Computer simulations of asymmetric spontaneous fast reconnection

Abstract

The spontaneous fast reconnection model is extended to the general asymmetric situations, where magnetic reconnection may take place between the field lines that are anchored in different magnetic dipole sources. It is demonstrated for a wide variety of parameters that the asymmetric fast reconnection mechanism can evolve as a nonlinear instability, so that an asymmetric plasmoid swells predominantly in the region of a weaker magnetic field and propagates along the field lines.
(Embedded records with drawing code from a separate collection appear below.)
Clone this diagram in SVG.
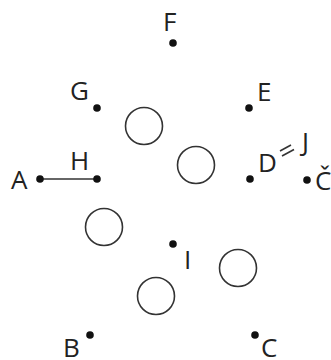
<svg xmlns="http://www.w3.org/2000/svg" width="331" height="360" viewBox="0 0 331 360">
<style>
.lbl{font-family:"Open Sans","Liberation Sans",sans-serif;font-size:26px;fill:#222}
.dot{fill:#111}
.ring{fill:none;stroke:#333;stroke-width:1.6}
.ln{stroke:#333;stroke-width:1.6;fill:none}
</style>
<rect width="331" height="360" fill="#fff"/>
<g id="connectors">
<line class="ln" x1="40" y1="179" x2="97" y2="179"/>
<line class="ln" x1="280" y1="151" x2="291" y2="145"/>
<line class="ln" x1="282" y1="156" x2="294" y2="149.5"/>
</g>
<g id="F"><circle class="dot" cx="173" cy="43" r="3.8"/><text class="lbl" x="163" y="31">F</text></g>
<g id="G"><circle class="dot" cx="97" cy="108" r="3.8"/><text class="lbl" x="70" y="100">G</text></g>
<g id="E"><circle class="dot" cx="249" cy="108" r="3.8"/><text class="lbl" x="257" y="101">E</text></g>
<g id="H"><circle class="dot" cx="97" cy="179" r="3.8"/><text class="lbl" x="70" y="170">H</text></g>
<g id="A"><circle class="dot" cx="40" cy="179" r="3.8"/><text class="lbl" x="11" y="189">A</text></g>
<g id="D"><circle class="dot" cx="250" cy="179" r="3.8"/><text class="lbl" x="258" y="172">D</text></g>
<g id="J"><text class="lbl" x="302" y="151">J</text></g>
<g id="Cc"><circle class="dot" cx="307" cy="180" r="3.8"/><text class="lbl" x="315" y="190">Č</text></g>
<g id="I"><circle class="dot" cx="173" cy="244" r="3.8"/><text class="lbl" x="184" y="269">I</text></g>
<g id="B"><circle class="dot" cx="90" cy="335" r="3.8"/><text class="lbl" x="63" y="357">B</text></g>
<g id="C"><circle class="dot" cx="255" cy="335" r="3.8"/><text class="lbl" x="261" y="357">C</text></g>
<g id="rings">
<circle class="ring" cx="144" cy="126" r="18.5"/>
<circle class="ring" cx="196" cy="165" r="18.5"/>
<circle class="ring" cx="104" cy="227" r="18.5"/>
<circle class="ring" cx="238" cy="268" r="18.5"/>
<circle class="ring" cx="156" cy="296" r="18.5"/>
</g>
</svg>
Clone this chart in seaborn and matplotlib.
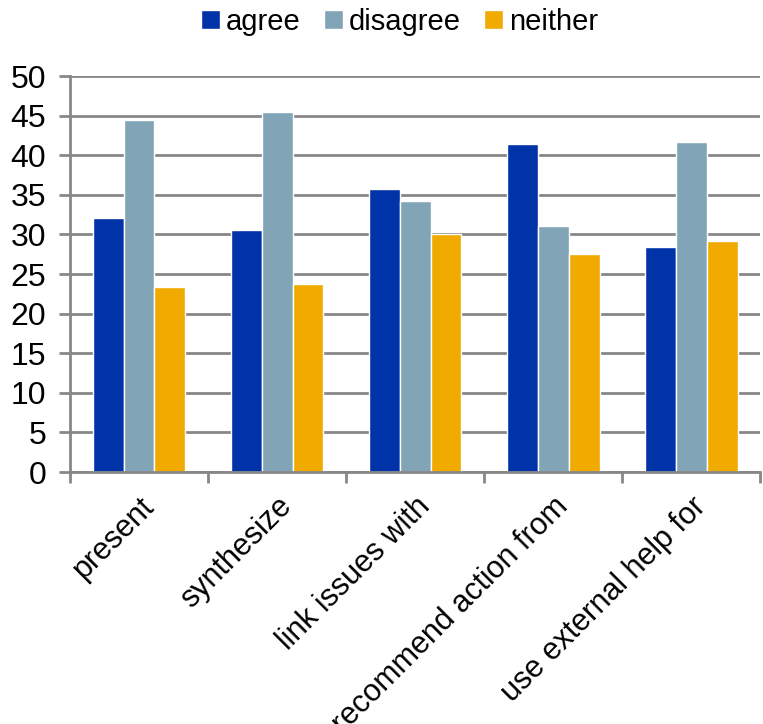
import numpy as np
import pandas as pd
import matplotlib.pyplot as plt
import seaborn as sns

categories = ["present", "synthesize", "link issues with", "recommend action from", "use external help for"]
agree = [32.1, 30.5, 35.7, 41.4, 28.4]
disagree = [44.5, 45.5, 34.2, 31.1, 41.7]
neither = [23.3, 23.8, 30.0, 27.5, 29.2]
series = ["agree", "disagree", "neither"]
colors = ["#0033A8", "#82A4B7", "#F0AA00"]

df = pd.DataFrame({"category": categories, "agree": agree, "disagree": disagree, "neither": neither})
df = df.melt(id_vars="category", var_name="response", value_name="value")

sns.set_style("white")
plt.rcParams["font.family"] = ["Liberation Sans", "DejaVu Sans"]
plt.rcParams["text.color"] = "black"
plt.rcParams["xtick.labelcolor"] = "black"
plt.rcParams["ytick.labelcolor"] = "black"

fig = plt.figure(figsize=(7.63, 7.24), dpi=100)
ax = fig.add_axes([0.0917, 0.348, 0.905, 0.547])

sns.barplot(data=df, x="category", y="value", hue="response", hue_order=series,
            palette=colors, width=0.67, saturation=1, ax=ax, legend=True)

ax.set_ylim(0, 50)
ax.set_yticks(np.arange(0, 51, 5))
ax.set_xlim(-0.5, len(categories) - 0.5)
ax.yaxis.grid(True, color="#878787", linewidth=2)
ax.set_axisbelow(True)
for s in ["top", "right"]:
    ax.spines[s].set_visible(False)
for s in ["left", "bottom"]:
    ax.spines[s].set_color("#878787")
    ax.spines[s].set_linewidth(2)

ax.set_xticks(np.arange(len(categories)))
ax.set_xticks(np.arange(-0.5, len(categories), 1), minor=True)
ax.set_xticklabels(categories, rotation=45, ha="right", rotation_mode="anchor", fontsize=22)
ax.tick_params(axis="x", which="major", length=0, pad=14, labelcolor="black")
ax.tick_params(axis="x", which="minor", length=8, width=2, color="#878787", direction="out", bottom=True)
ax.tick_params(axis="y", length=8, width=2, color="#878787", direction="out", left=True,
               labelsize=23, pad=9, labelcolor="black")
ax.set_xlabel("")
ax.set_ylabel("")

leg = ax.legend(loc="lower center", bbox_to_anchor=(0.477, 1.035), ncol=3, frameon=False,
                fontsize=21, handlelength=0.65, handleheight=0.65, handletextpad=0.2, columnspacing=0.8)
for t in leg.get_texts():
    t.set_color("black")

fig.savefig("out.png", dpi=100)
In the central diffusion region, the secondary tearing is likely to take place and significant erosion of the stronger magnetic field occurs; accordingly, the X neutral point moves with time, where the (current-driven) anomalous resistivity is found to be always locally enhanced, allowing the fast reconnection mechanism to be sustained quasisteadily and extended outwards further. The associated shock structure standing at the boundary of the stronger magnetic field is identified with the ordinary slow shock, in general, combined with an intermediate wave in the presence of sheared field. On the other hand, the shock standing at the boundary of the weaker magnetic field has an intermediate shock-like structure near the diffusion region, which propagates along the shock layer to finally become the ordinary combination of a slow shock and a finite-amplitude rotational intermediate wave at the plasmoid boundary.